I guess whether the Pro-X is worth it or not depends on you. I bought mine, because the stock pedal was driving me insane by randomly missing pedal presses and randomly splashing. I would try to chick chick chick chick 1 2 3 4 a beat on the thing, and I would get chick silence chick splash, making the exact same foot motion four times in a row. It was frustrating.
The Pro-X is also frustrating. I have screwed around with this thing for a small eternity, and the only way I find it to be usable is when setting the threshold EXTREMELY high, so there is no dynamic range, and even then it is a two-position hi-hat. Open works, closed works, and everything in the continuum in between is going to make a random noise that could be one of silence, splash, or some degree of half closed pedal.
It really doesn't work worth a rat's ass to be honest, but the pedal didn't work worth a rat's ass either. The hi-hat on the DM10 is FRUSTRATING in the EXTREME. Considering I have over $2,000 invested in this rig, it's pretty bitterly disappointing that it's such total and complete garbage.

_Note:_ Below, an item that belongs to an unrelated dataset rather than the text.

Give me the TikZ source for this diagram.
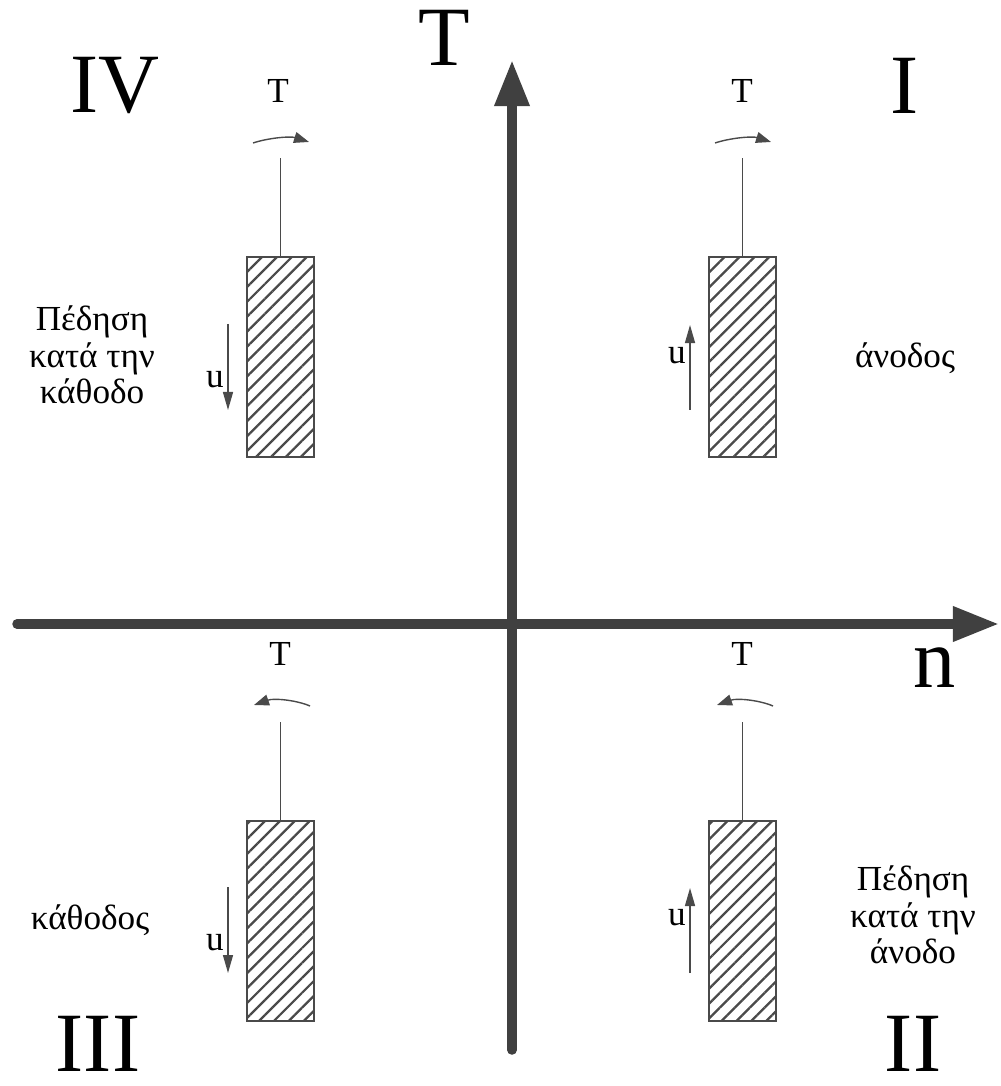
\documentclass[tikz,border=0pt]{standalone}
\usepackage{fontspec}
\setmainfont{Liberation Serif}
\usetikzlibrary{arrows.meta,patterns.meta}
\definecolor{axisgray}{HTML}{404040}
\definecolor{boxgray}{HTML}{4A4A4A}

\begin{document}
\begin{tikzpicture}[x=0.01cm,y=-0.01cm, every node/.style={font=\fontsize{10}{10.4}\selectfont, align=center, inner sep=0pt},
  axis/.style={draw=axisgray, line width=2.7pt, line cap=round, -{Triangle[length=0.46cm,width=0.33cm]}},
  rotor/.style={draw=boxgray, line width=0.6pt, minimum width=0.67cm, minimum height=2cm,
    pattern={Lines[angle=45,distance=3pt,line width=0.65pt]}, pattern color=boxgray},
  shaft/.style={draw=boxgray, line width=0.4pt},
  torque/.style={draw=boxgray, line width=0.4pt, -{Triangle[length=0.15cm,width=0.11cm]}},
  speed/.style={draw=boxgray, line width=0.4pt, -{Triangle[length=0.18cm,width=0.1cm]}},
  big/.style={font=\fontsize{24}{28}\selectfont},
  small/.style={font=\fontsize{10}{12}\selectfont}]
\useasboundingbox (0,0) rectangle (1000,1086);

\coordinate (west) at (17,624);
\coordinate (east) at (999,624);
\coordinate (south) at (512,1050);
\coordinate (north) at (512,60);
\draw[axis] (west) -- (east);
\draw[axis] (south) -- (north);
\node[big] (Tlabel) at (444,38) {T};
\node[big] (nlabel) at (935,668) {n};

\node[big] (quadIV) at (115,86) {IV};
\node[big] (quadI) at (905,86) {I};
\node[big] (quadIII) at (98,1044) {III};
\node[big] (quadII) at (913,1044) {II};

\node[rotor] (rotorIV) at (280.5,357) {};
\node[rotor] (rotorI) at (742.5,357) {};
\node[rotor] (rotorIII) at (280.5,921) {};
\node[rotor] (rotorII) at (742.5,921) {};

\coordinate (shaftIV) at (280.5,158);
\coordinate (shaftI) at (742.5,158);
\coordinate (shaftIII) at (280.5,722);
\coordinate (shaftII) at (742.5,722);
\draw[shaft] (rotorIV) -- (shaftIV);
\draw[shaft] (rotorI) -- (shaftI);
\draw[shaft] (rotorIII) -- (shaftIII);
\draw[shaft] (rotorII) -- (shaftII);

\coordinate (tqIVa) at (253,143);
\coordinate (tqIVb) at (309,142);
\coordinate (tqIa) at (715,143);
\coordinate (tqIb) at (771,142);
\coordinate (tqIIIa) at (310,706);
\coordinate (tqIIIb) at (254,705);
\coordinate (tqIIa) at (773,706);
\coordinate (tqIIb) at (717,705);
\draw[torque] (tqIVa) .. controls (268,138) and (290,136) .. (tqIVb);
\draw[torque] (tqIa) .. controls (730,138) and (752,136) .. (tqIb);
\draw[torque] (tqIIIa) .. controls (296,700) and (274,698) .. (tqIIIb);
\draw[torque] (tqIIa) .. controls (759,700) and (737,698) .. (tqIIb);
\node[small] (tIV) at (278,91) {T};
\node[small] (tI) at (742,91) {T};
\node[small] (tIII) at (280,654) {T};
\node[small] (tII) at (742,654) {T};

\coordinate (uIVa) at (228,324);
\coordinate (uIVb) at (228,410);
\coordinate (uIa) at (690,410);
\coordinate (uIb) at (690,325);
\coordinate (uIIIa) at (228,887);
\coordinate (uIIIb) at (228,973);
\coordinate (uIIa) at (690,973);
\coordinate (uIIb) at (690,888);
\draw[speed] (uIVa) -- (uIVb);
\draw[speed] (uIa) -- (uIb);
\draw[speed] (uIIIa) -- (uIIIb);
\draw[speed] (uIIa) -- (uIIb);
\node[small] (vIV) at (215,380) {u};
\node[small] (vI) at (677,356) {u};
\node[small] (vIII) at (215,943) {u};
\node[small] (vII) at (677,918) {u};

\node (modeIV) at (92,355) {Πέδηση\\κατά την\\κάθοδο};
\node (modeI) at (905,358) {άνοδος};
\node (modeIII) at (90,920) {κάθοδος};
\node (modeII) at (913,915) {Πέδηση\\κατά την\\άνοδο};
\end{tikzpicture}
\end{document}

On the other hand, I get along fine treating it as an open/closed hi-hat, and I have a hell of a lot of fun bashing my drums. I have no desire to go back to the pedal thing, just because this Pro-X feels more natural. Even if it does sound like I'm hitting an empty bucket every time I hit the noisy thing.
Meh. You can't have everything. If I wanted something that would work well, I would have bought the Roland TD30-KV. You have to step all the way up to the $8,000 flagship to get as many drums as what the DM10X-Mesh kit comes with out of the box, and the Roland stuff isn't expandable.
I'm hoping that new thing coming out later this year will be the upgrade I seek to find total happiness. I'm hoping to buy the brain and the hi-hat, and don't see any point in upgrading the rest of my stuff here. My drums have frustrating limitations, but they're still enormously fun to play, and I love my Alesis goodies, even if the hi-hat is total dog turd.